Novas regras para a elaboração dos planos municipais de segurança

Sociólogo Tulio Kahn escreve sobre as exigências para municípios que querem receber recursos federais para o setor

 

Tulio Kahn, sociólogo e colaborador do Espaço Democrático

 

Edição: Scriptum

 

Nas últimas décadas parece ter havido um alargamento da questão de segurança pública, tanto do ponto de vista conceitual quanto do administrativo: de problema estritamente policial passou a questão multidisciplinar, envolvendo diversos níveis e instâncias administrativas. E este processo de alargamento ocorreu depois da Constituição de 1988, que em nada alterou o papel da Federação, nem dos municípios na esfera da segurança, apesar da tendência municipalista em diversas outras esferas.

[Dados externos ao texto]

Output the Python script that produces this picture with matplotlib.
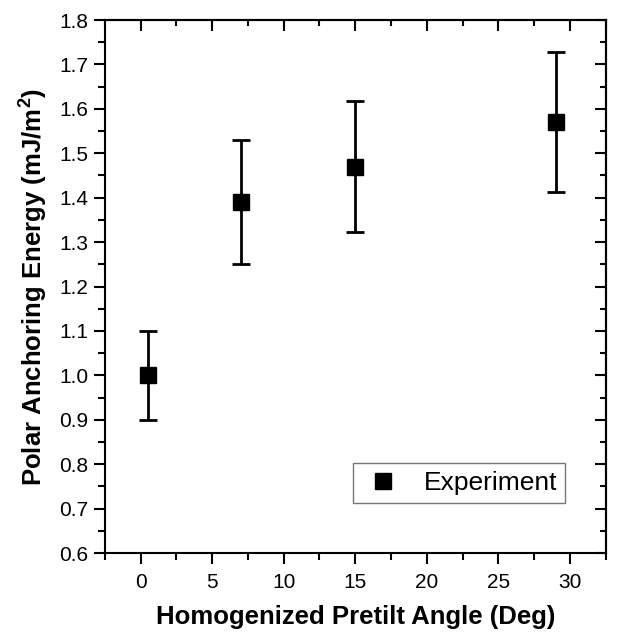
import matplotlib
matplotlib.use("Agg")
import matplotlib.pyplot as plt
from matplotlib.ticker import MultipleLocator, FormatStrFormatter

plt.rcParams['font.family'] = ['Liberation Sans', 'DejaVu Sans']
plt.rcParams['mathtext.fontset'] = 'custom'
plt.rcParams['mathtext.rm'] = 'Liberation Sans'
plt.rcParams['mathtext.bf'] = 'Liberation Sans:bold'

# data
angle = [0.5, 7, 15, 29]                    # pretilt angle (deg)
energy = [1.00, 1.39, 1.47, 1.57]           # polar anchoring energy (mJ/m^2)
err = [0.10, 0.139, 0.147, 0.157]           # error bar half-height

fig = plt.figure(figsize=(6.2, 6.35), dpi=100)
ax = fig.add_axes([0.169, 0.129, 0.808, 0.8395])

ax.errorbar(angle, energy, yerr=err, fmt='none', ecolor='black',
            elinewidth=2, capsize=6.5, capthick=2)
ax.plot(angle, energy, 's', color='black', ms=11.5, label='Experiment')

ax.set_xlim(-2.5, 32.5)
ax.set_ylim(0.6, 1.8)
ax.xaxis.set_major_locator(MultipleLocator(5))
ax.xaxis.set_minor_locator(MultipleLocator(2.5))
ax.yaxis.set_major_locator(MultipleLocator(0.1))
ax.yaxis.set_minor_locator(MultipleLocator(0.05))
ax.yaxis.set_major_formatter(FormatStrFormatter('%.1f'))

for s in ax.spines.values():
    s.set_linewidth(1.5)
ax.tick_params(which='major', direction='out', length=8, width=1.5, labelsize=15)
ax.tick_params(axis='x', which='major', pad=6)
ax.tick_params(axis='y', which='major', pad=4)
ax.tick_params(which='minor', direction='out', length=5, width=1.5)

# mirrored ticks pointing inward on top and right
top = ax.secondary_xaxis('top')
top.xaxis.set_major_locator(MultipleLocator(5))
top.xaxis.set_minor_locator(MultipleLocator(2.5))
top.tick_params(which='major', direction='in', length=8, width=1.5, labeltop=False)
top.tick_params(which='minor', direction='in', length=4, width=1.5)
right = ax.secondary_yaxis('right')
right.yaxis.set_major_locator(MultipleLocator(0.1))
right.yaxis.set_minor_locator(MultipleLocator(0.05))
right.tick_params(which='major', direction='in', length=8, width=1.5, labelright=False)
right.tick_params(which='minor', direction='in', length=4, width=1.5)
for sa in (top, right):
    for s in sa.spines.values():
        s.set_linewidth(1.5)

ax.set_xlabel('Homogenized Pretilt Angle (Deg)', fontsize=18.5, fontweight='bold', labelpad=10)
ax.set_ylabel(r'Polar Anchoring Energy (mJ/m$^\mathbf{2}$)', fontsize=18.5, fontweight='bold', labelpad=7)

leg = ax.legend(loc='lower left', bbox_to_anchor=(0.495, 0.094), fontsize=19,
                frameon=True, fancybox=False, edgecolor='#555555', borderpad=0.3,
                borderaxespad=0, handletextpad=0.7, handlelength=1.7)
leg.get_frame().set_linewidth(1.0)

fig.savefig('out.png', dpi=100)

Em nível federal, são marcos desse processo de alargamento a criação da Secretaria Nacional de Segurança Pública (Senasp) em 1995, do INFOSEG (Sistema de Informações Criminais da Secretaria Nacional de Segurança Pública) do Conselho Nacional de Segurança Pública (Conasp) e a elaboração do Plano Nacional de Segurança Pública em 2000 – que trouxe consigo o estabelecimento do Fundo Nacional de Segurança Publica –, com recursos anuais em torno de R$ 300 milhões para investimento em recursos humanos e materiais das polícias. Com relação ao Fundo Nacional de Segurança Pública, assinale-se que ele abriu a possibilidade para que não apenas as polícias estaduais, mas também os municípios requisitassem recursos do governo federal para projetos de segurança. Isto significa que o governo federal viu como legítima e procurou incentivar desde então a atuação dos governos locais em segurança.

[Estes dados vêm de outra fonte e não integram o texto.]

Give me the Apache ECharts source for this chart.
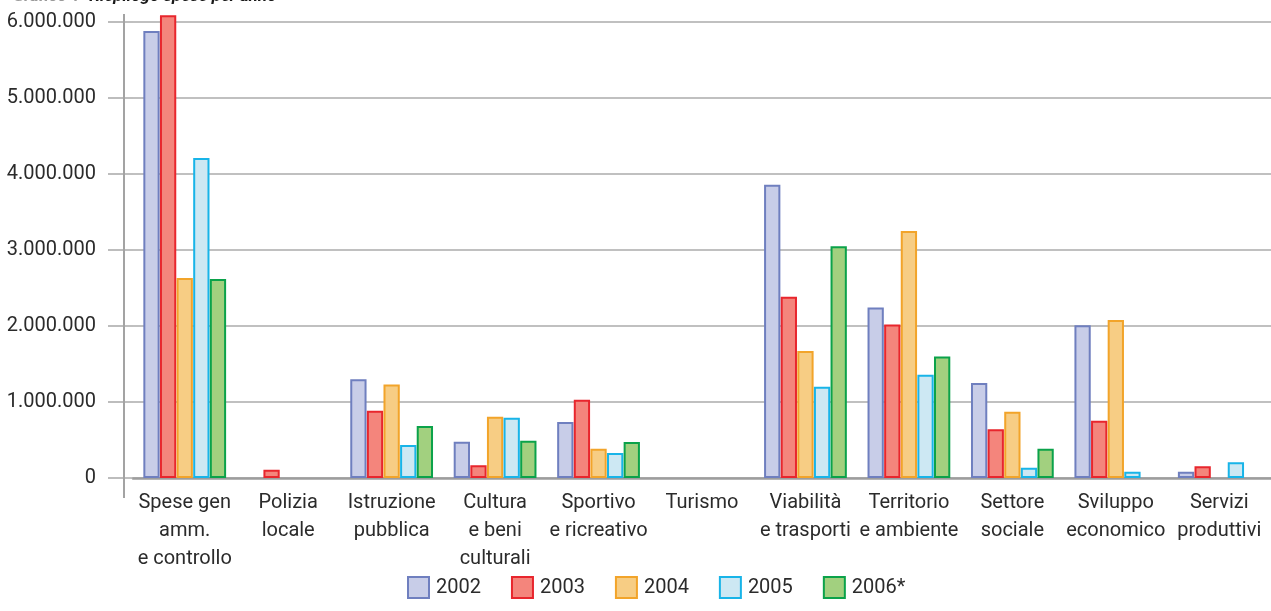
<!DOCTYPE html>
<html>
<head>
<meta charset="utf-8">
<script src="https://cdn.jsdelivr.net/npm/echarts@6/dist/echarts.min.js"></script>
<style>
  html, body { margin: 0; padding: 0; background: #ffffff; }
  #chart { width: 1271px; height: 611px; }
</style>
</head>
<body>
<div id="chart"></div>
<script>
// Spending by sector and year (euro)
const categories = [
  'Spese gen\namm.\ne controllo',
  'Polizia\nlocale',
  'Istruzione\npubblica',
  'Cultura\ne beni\nculturali',
  'Sportivo\ne ricreativo',
  'Turismo',
  'Viabilità\ne trasporti',
  'Territorio\ne ambiente',
  'Settore\nsociale',
  'Sviluppo\neconomico',
  'Servizi\nproduttivi'
];

const years = ['2002', '2003', '2004', '2005', '2006*'];

const values2002 = [5880000, null, 1300000, 478000, 737000, null, 3860000, 2245000, 1250000, 2010000, 83000];
const values2003 = [6090000, 110000, 885000, 167000, 1030000, null, 2385000, 2020000, 640000, 754000, 154000];
const values2004 = [2630000, null, 1230000, 807000, 386000, null, 1670000, 3250000, 873000, 2080000, null];
const values2005 = [4210000, null, 434000, 794000, 329000, null, 1200000, 1360000, 136000, 83000, 206000];
const values2006 = [2620000, null, 684000, 491000, 474000, null, 3050000, 1600000, 386000, null, null];

const yTicks = [0, 1000000, 2000000, 3000000, 4000000, 5000000, 6000000];

const seriesValues = [values2002, values2003, values2004, values2005, values2006];
const fills = ['#c8cde8', '#f4857c', '#f7cd84', '#cde8f3', '#a2d07f'];
const borders = ['#6f7fbf', '#e8262d', '#f2a42a', '#18b4e8', '#0ba24a'];

const FONT = 'Roboto, "Liberation Sans", Arial, sans-serif';
const TEXT = '#2b2b2b';

function fmt(v) {
  return String(v).replace(/\B(?=(\d{3})+(?!\d))/g, '.');
}

const chart = echarts.init(document.getElementById('chart'), null, { renderer: 'canvas' });

const yMin = yTicks[0];
const yMax = yTicks[yTicks.length - 1];
const yStep = yTicks[1] - yTicks[0];

const option = {
  animation: false,
  backgroundColor: '#ffffff',
  textStyle: { fontFamily: FONT },
  title: {
    left: 8,
    top: -17,
    text: '{a|Grafico 1}  {b|Riepilogo spese per anno}',
    textStyle: {
      rich: {
        a: { fontFamily: FONT, fontSize: 17, fontWeight: 'bold', fontStyle: 'italic', color: '#9a9a9a' },
        b: { fontFamily: FONT, fontSize: 17, fontWeight: 'bold', fontStyle: 'italic', color: '#1a1a1a' }
      }
    }
  },
  legend: {
    bottom: 7,
    left: 402,
    itemWidth: 21,
    itemHeight: 21,
    itemGap: 30,
    icon: 'rect',
    textStyle: { fontFamily: FONT, fontSize: 20, color: TEXT, padding: [0, 0, 0, 2] },
    data: years
  },
  grid: {
    left: 133,
    right: -7,
    top: 22,
    bottom: 133,
    containLabel: false
  },
  xAxis: {
    type: 'category',
    data: categories,
    axisLine: { lineStyle: { color: '#9d9d9d', width: 2.5 } },
    axisTick: { show: false },
    axisLabel: {
      fontFamily: FONT,
      fontSize: 20,
      color: TEXT,
      lineHeight: 28,
      margin: 11,
      interval: 0,
      align: 'center'
    }
  },
  yAxis: [
    {
      type: 'value',
      min: yMin,
      max: yMax,
      interval: yStep,
      offset: 9,
      axisLine: { show: true, lineStyle: { color: '#a3a3a3', width: 2 } },
      axisTick: { show: true, length: 16, lineStyle: { color: '#a8a8a8', width: 1.5 } },
      splitLine: { show: true, lineStyle: { color: '#ababab', width: 1.5 } },
      axisLabel: {
        fontFamily: FONT,
        fontSize: 20,
        color: TEXT,
        margin: 28,
        formatter: v => fmt(v)
      }
    },
    {
      type: 'value',
      position: 'left',
      min: yMin,
      max: yMax,
      interval: yStep,
      offset: 0,
      axisLine: { show: false },
      axisTick: { show: true, length: 9, lineStyle: { color: '#ababab', width: 1.5 } },
      splitLine: { show: false },
      axisLabel: { show: false }
    }
  ],
  series: years.map((name, i) => ({
    name: name,
    type: 'bar',
    data: seriesValues[i],
    clip: false,
    barCategoryGap: '20%',
    barGap: '2%',
    itemStyle: {
      color: fills[i],
      borderColor: borders[i],
      borderWidth: 2
    },
    emphasis: { disabled: true }
  }))
};

chart.setOption(option);

// extend the vertical axis line above the top gridline and below the baseline
const yTop = chart.convertToPixel({ yAxisIndex: 0 }, yMax);
const yBase = chart.convertToPixel({ yAxisIndex: 0 }, yMin);
const gridRect = chart.getModel().getComponent('grid').coordinateSystem.getRect();
const axisX = gridRect.x - 9;
chart.setOption({
  graphic: [
    {
      type: 'line',
      shape: { x1: axisX, y1: yTop - 8, x2: axisX, y2: yBase + 20 },
      style: { stroke: '#a3a3a3', lineWidth: 2 },
      z: 1
    }
  ]
});
</script>
</body>
</html>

O acesso aos recursos pelos municípios é vinculado à apresentação de projetos congruentes com a política de segurança pública do governo federal e, para tanto, deve atender algumas solicitações específicas, entre elas a elaboração de um Plano Municipal de Segurança. Neste sentido, a Senasp tem orientado os municípios para que os planos sejam compostos de diagnósticos (área geográfica, problemas da região, dos principais crimes e ocorrências policiais, características sociais, econômicas etc.) dos problemas existentes e de ações relevantes para seu enfrentamento.

Outra característica sugerida pela Senasp é a ênfase na prevenção. O governo federal passou a adotar a ótica preventiva desde 2001, com o pioneiro programa Piaps (Plano de Integração e Acompanhamento dos Programas Sociais de Prevenção à Violência), gerenciado pelo Gabinete de Segurança Institucional da Presidência durante a gestão do general Alberto Mendes Cardoso. Os governos seguintes mantiveram esta postura preventiva e a visão do município como ente complementar no esforço de redução da criminalidade. Assim, o Programa Nacional de Segurança Pública com Cidadania (Pronasci) teve como meta a articulação de políticas específicas de segurança com ações sociais. De acordo com o Ministério da Justiça, os eixos centrais do programa voltam-se para a valorização dos profissionais de segurança pública, a reestruturação do sistema penitenciário, o combate à corrupção policial e o envolvimento da comunidade na prevenção da violência.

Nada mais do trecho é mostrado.